There is no photomagazine that not describes Fuji's new F30 gadget to be the best ever made camera in her class.
I wanted to know more about it and bought this camera and made serious tests. I compared the result to Nikon's Coolpix 880 I ow since 6 years and that makes the best ever pictures I have seen from small sized click 'n go gadgets.
The Fuji has the ability to make fair shots in all situations of light. Good shots are made up to 400 iso, fair good up to 800 iso and just average shots up to 1600 iso while 3200 iso shots are unusable. On one side that super CCD from Fuji plays a hughe game and on the other Fuji's noise flattening works just fine.
But, there is the reverse side of the coin as well. The F30 shot is hughe as long as your intention is to print small sized pictures for your home album or look this on a PC. The compression Fuji uses to make it's jpegs is just a disaster. Holes and losses are visible everywhere and every attempt to magnifie the shot let's you live the blank horror.
I compared at beginning of this gallery the shots to same or similar shots made with the Coolpix 880. Do not forget that the Nikon 885 shot is 1/2 of the size of the one from the F30. The Coolpix 880 has 3 mpix while the F30 has a 6 mpix chip. Fuji was set on fine full sized jpeg while the Nikon was adjusted to just normal jpeg full size quality, thus 2 levels lower then the maximum jpeg quality the Nikon can produce. The pictures are just 75% of the full quality size when the Nikon is set to jpeg fine. Look at the pictures and read my comments to make up your mind.

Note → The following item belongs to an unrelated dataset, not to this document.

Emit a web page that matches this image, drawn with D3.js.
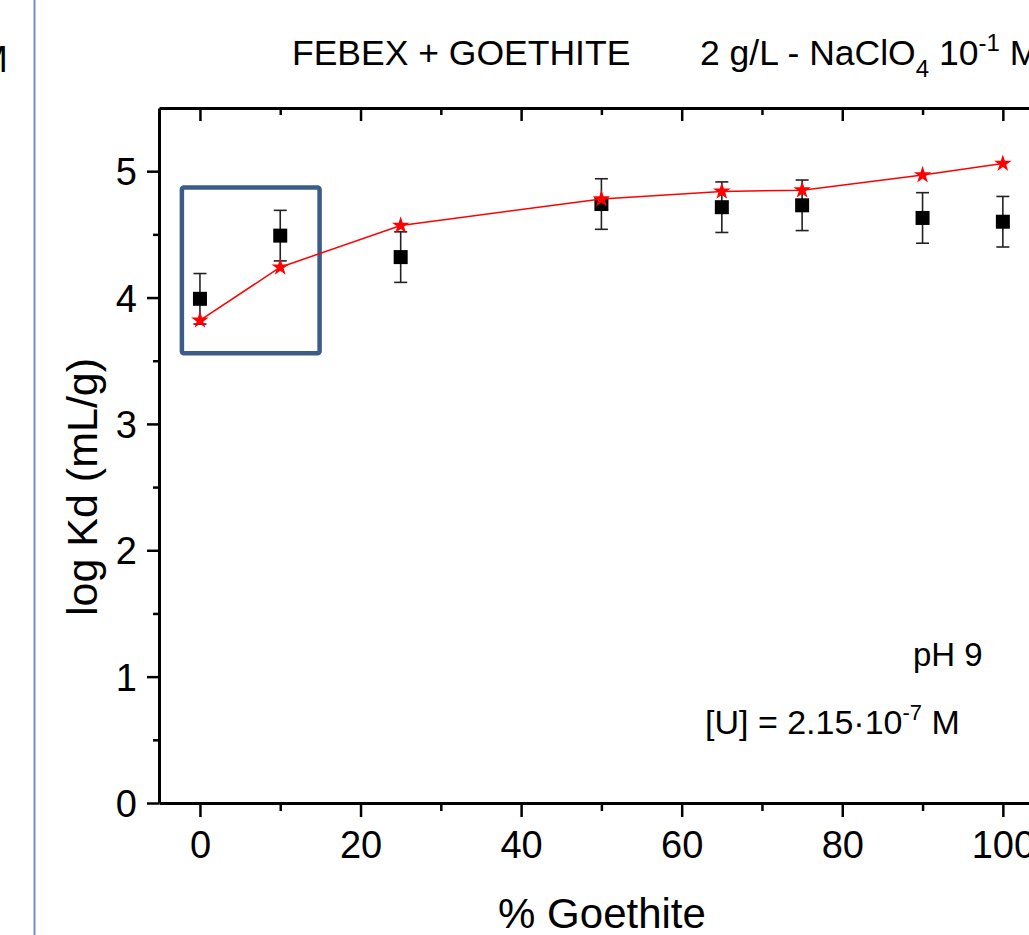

On the end, the F30 is a workhorse for just any adventurer, tourist or photographer who's intentions are to shoot shots in just any situation of light without the need to cary heavy and bulky stuff around and if the user knows how to handle manual settings she's just a great deal. For magazine prints the camera makes excellent pictures. When ever your goals are to make "serious" quality photography, large prints or just any photo that is close to professional skills, just forget it. Here the F30 will be the toy to avoid. Despite of it's fantastic manual working abilities and the hughe presets, the excellent Makro facilities, the AF system is allmost the worst I have ever seen and the jpeg quality is not following the performance that this camera offers.

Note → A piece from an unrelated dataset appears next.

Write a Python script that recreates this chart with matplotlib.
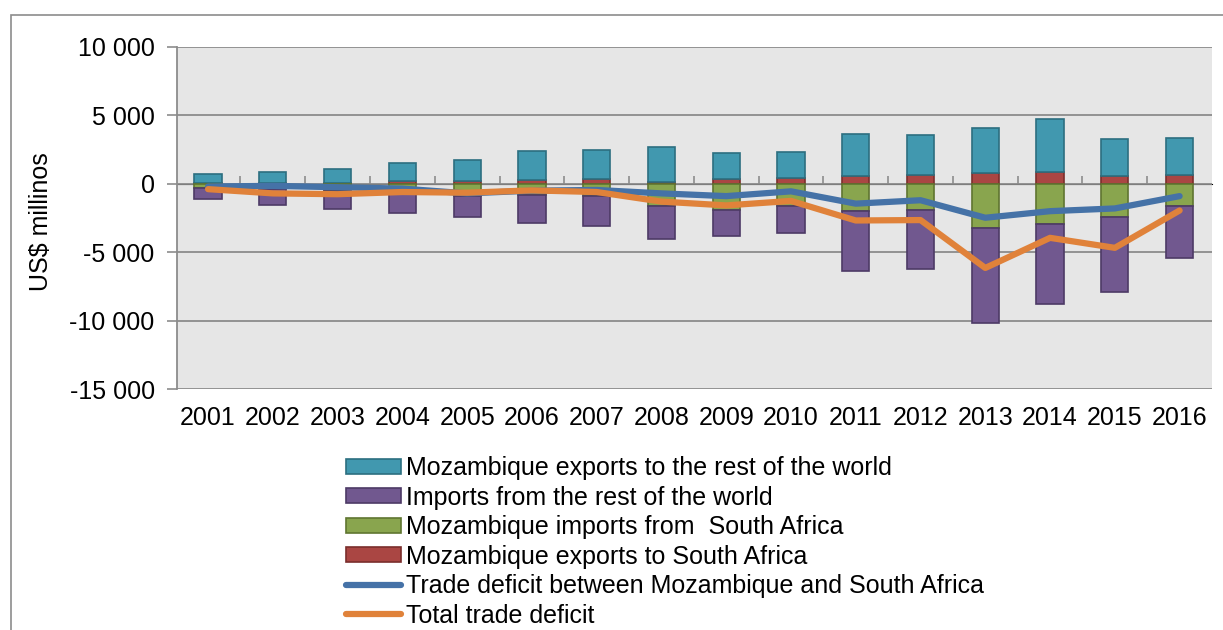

But, once you know how to handle this little wonder, you just finish to love it. Take it for what it is, a small good working gadget that makes hughe pictures for your small home photoalbum and this just anywhere and at any light conditions and this with all it's qualities and faults it can bring you.
Enjoy these shots and don't forget that all shown here is just the way it comes right out of the camera. Check the exif data to see settings since most of those shots have been taken by using manual settings on the camera. Photoshop has been used to rotate the vertical shots since the camera doesn't manages this by her own.